- Born: 1574 Clerkenwell Priory
- Died: 2 October 1636 (aged 61–62) Acton
- Writing career
- Genre: Poet

= Anne Southwell =

Anne Southwell (1574 – 1636) [née Harris], later called Anne, Lady Southwell, was a poet. Her commonplace book includes a variety of works including political poems, sonnets, occasional verse, and letters to friends.

==Life==
Southwell was born to Thomas and Elizabeth Harris of Cornworthy, Devon, where she was christened on 22 August 1574. Her brother was the prominent Irish judge Sir Edward Harris. Anne and her first husband moved to Ireland in the early seventeenth century, but little is known of their life there.

On 24 June 1594, she married Thomas Southwell of Norfolk at St Clement Danes in London; they had two daughters. She travelled to Berwick-upon-Tweed at the Union of the Crowns in 1603, hoping to meet Anne of Denmark. She became Anne, Lady Southwell, when Thomas was knighted in 1603. Her work suggests that she had some familiarity with the Court of James I of England, but apart from the knighthood, her husband received no preferment there.

Some time after her first husband's death in 1626, she married Captain Henry Sibthorpe, who was an army officer then serving in Ireland. For social reasons, she retained the name Southwell for the remainder of her life. They went to live at Clerkenwell in London and then moved in 1631 to a house they rented from the composer Robert Johnson. They both worked together to create a book that contained Anne's works and examples of texts by other writers.
Southwell died in Acton in 1636. She has a monument in St Mary's Church, Acton.

==Poetry==

Southwell's poetry typically involved contemplating theological concepts. For example, she devoted some poems to meditations on the Ten Commandments.

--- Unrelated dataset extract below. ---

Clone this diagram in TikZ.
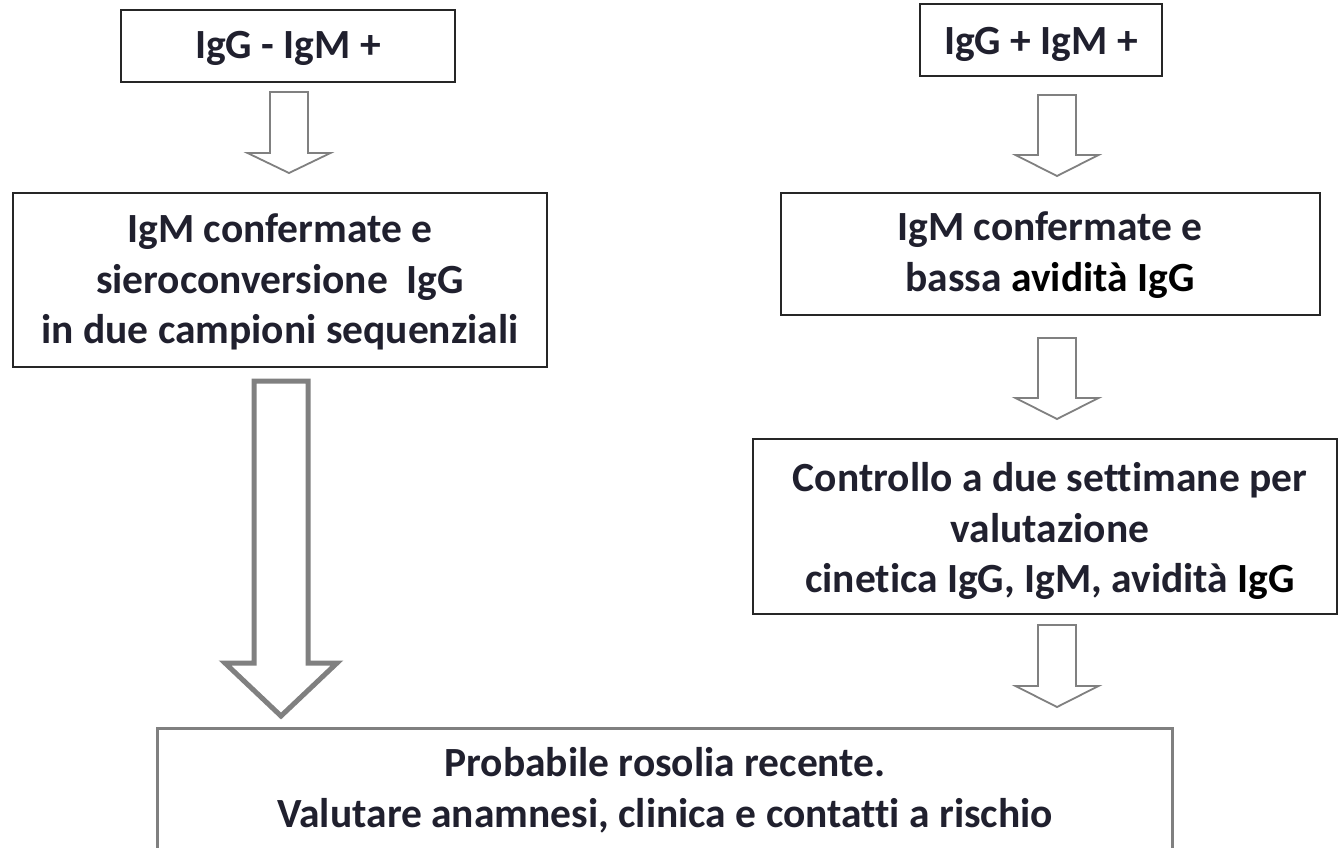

"An Elegie written by the Lady A: S: to the Countesse of London Derrye supposeinge hir to be dead by hir longe silence"

Southwell wrote this poem in 1626 to the Countess of Londonderry, Cicely MacWilliams. As a mock elegy, Southwell dedicates 120 lines to explorations of MacWilliams’ physical body, the state of her soul, the Ptolemaic and Platonic heavens, and religious devotion. The poem echoes John Donne’s Second Anniversaire: The Progress of the Soule as the speaker follows MacWilliams’ soul into the heavenly spheres.

Her internal colloquy begins in a specific address to MacWilliams’ bodily and spiritual experience, before she develops a broader description of the heavens and Catholic religious practices. As a metaphysical elegy, Southwell creates an image of a Ptolemaic and Platonic universe in which prayer should be dedicated to the Holy Trinity instead of Catholic saints.

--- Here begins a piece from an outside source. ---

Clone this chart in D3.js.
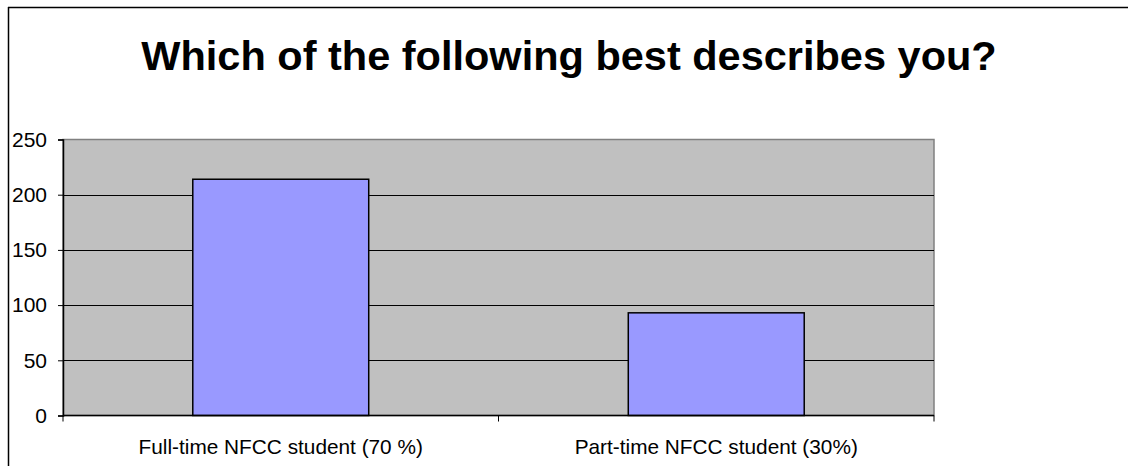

Overall, this poem mocks MacWilliams for her lapse in correspondence and Southwell uses MacWilliams’ body and soul as vehicles for her heavenly and religious explorations. This poem deserves particular attention for its broad discussion of topics: Southwell discusses MacWilliams’ own afterlife, but she also broaches the debate concerning transubstantiation as well as Neoplatonism and devotional practices.

==Death and legacy==
Southwell was apparently buried at St Mary's Church, Acton and a plaque was mounted on the south wall. Two major manuscripts of her work survive, the collected folio in the Folger Shakespeare Library and one set of poems in the British Library. The folio is dated 20 December 1626 although it has been proposed that the book was started after Southwell's husband. It does appear to have been added to after her death. It is thought that it was presented to the Southwell family as a goodwill gesture by her second husband. The folio continued in the Southwell library until it was sold in 1834.

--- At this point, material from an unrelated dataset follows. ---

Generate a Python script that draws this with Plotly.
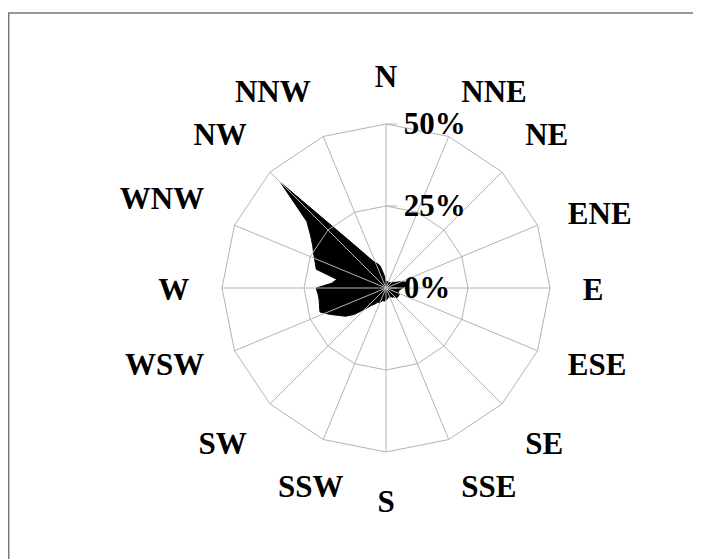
import plotly.graph_objects as go

# Wind directions (compass degrees) and frequency (%)
theta_deg = list(range(0, 360, 5))
freq = [2, 2, 2, 2, 2, 2, 2, 2, 2, 2.5,
        2.5, 3, 3.5, 4.5, 5.5, 6.5, 6.5, 6, 5, 4.5,
        4, 4, 4, 4.5, 4.5, 4.5, 4.5, 4, 3.5, 3.5,
        3, 3, 3, 3, 3, 3.5, 3.5, 4, 4, 4,
        4.5, 5, 5, 6, 7, 9, 12.5, 15, 16.7, 19,
        21.4, 21, 20.7, 20.8, 21.3, 16.6, 15.2, 22, 23, 24.3,
        25.8, 28.1, 31.5, 45.4, 22.4, 14.8, 11, 8.9, 8, 7,
        4.5, 3]

directions = ["N", "NNE", "NE", "ENE", "E", "ESE", "SE", "SSE",
              "S", "SSW", "SW", "WSW", "W", "WNW", "NW", "NNW"]
radial_ticks = [0, 25, 50]
radial_labels = ["0%", "25%", "50%"]

# label placement styles (per direction)
label_pos = ["top center", "top right", "top right", "middle right",
             "middle right", "middle right", "bottom right", "bottom right",
             "bottom center", "bottom center", "bottom left", "middle left",
             "middle left", "top left", "top left", "top left"]

# page has an 8px body margin; figure sized to fill the window
OFF = 8
W, H = 701 - OFF, 559 - OFF
CX, CY = 386 - OFF, 288 - OFF      # chart centre in figure pixels
LABEL_DY = 4                        # label layer nudged down a little
R_PX = 164                          # pixel radius of the 50% ring
R3_PX = 240                         # pixel radius of the label layer
RMAX = 50
R3MAX = RMAX * R3_PX / R_PX
LABEL_R = 60                        # label radius in % units


def dom(r, dy=0):
    cy = CY + dy
    return dict(x=[(CX - r) / W, (CX + r) / W],
                y=[(H - cy - r) / H, (H - cy + r) / H])


FONT = dict(family="Liberation Serif", size=31, color="black", weight="bold")
GRID = "#b4b4b4"

fig = go.Figure()
fig.add_trace(go.Scatterpolar(
    r=freq, theta=theta_deg, mode="lines", fill="toself",
    fillcolor="black", line=dict(color="black", width=1),
    subplot="polar", hoverinfo="skip", showlegend=False))
fig.add_trace(go.Scatterpolar(
    r=[0] * len(directions), theta=directions, mode="lines",
    line=dict(width=0, color="rgba(0,0,0,0)"),
    subplot="polar2", hoverinfo="skip", showlegend=False))
fig.add_trace(go.Scatterpolar(
    r=[LABEL_R] * len(directions),
    theta=[i * 360 / len(directions) for i in range(len(directions))],
    mode="text", text=directions, textposition=label_pos, textfont=FONT,
    cliponaxis=False, subplot="polar3", hoverinfo="skip", showlegend=False))

hidden_ang = dict(type="linear", rotation=90, direction="clockwise",
                  visible=False, showgrid=False)

fig.update_layout(
    width=W, height=H,
    margin=dict(l=0, r=0, t=0, b=0),
    paper_bgcolor="white",
    showlegend=False,
    polar=dict(
        domain=dom(R_PX),
        bgcolor="rgba(0,0,0,0)",
        angularaxis=hidden_ang,
        radialaxis=dict(range=[0, RMAX], visible=False, showgrid=False),
    ),
    polar2=dict(
        domain=dom(R_PX),
        bgcolor="rgba(0,0,0,0)",
        gridshape="linear",
        angularaxis=dict(type="category", categoryarray=directions,
                         rotation=90, direction="clockwise",
                         showgrid=True, gridcolor=GRID, gridwidth=1,
                         showline=True, linecolor=GRID, linewidth=1,
                         ticks="", showticklabels=False),
        radialaxis=dict(range=[0, RMAX], tickvals=radial_ticks, ticktext=radial_labels,
                        angle=90, tickangle=90, side="clockwise",
                        showgrid=True, gridcolor=GRID, gridwidth=1,
                        showline=False, ticks="outside", ticklen=11, tickcolor=GRID,
                        tickfont=FONT),
    ),
    polar3=dict(
        domain=dom(R3_PX, LABEL_DY),
        bgcolor="rgba(0,0,0,0)",
        angularaxis=hidden_ang,
        radialaxis=dict(range=[0, R3MAX], visible=False, showgrid=False),
    ),
    shapes=[dict(type="rect", xref="paper", yref="paper",
                 x0=0.001, x1=1.05, y0=-0.05, y1=1 - (13 - OFF) / H,
                 line=dict(color="#777777", width=1.5), fillcolor="rgba(0,0,0,0)")],
)

fig.write_html("out.html")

Of Southwell's daughters, Elizabeth, who married firstly Sir John Dowdall, and secondly Donough O'Brien, a younger son of the 1st Viscount Clare, is known for the spirited account she gave of her defence of Kilfinny Castle during the Irish Rebellion of 1641. A second daughter Frances was said to have married William Lenthal of Latchford in Oxfordshire, and been mother to William Lenthal, Speaker of Parliament during the Long Parliament. However, this identification is not compatible with the Speaker having been born in 1591.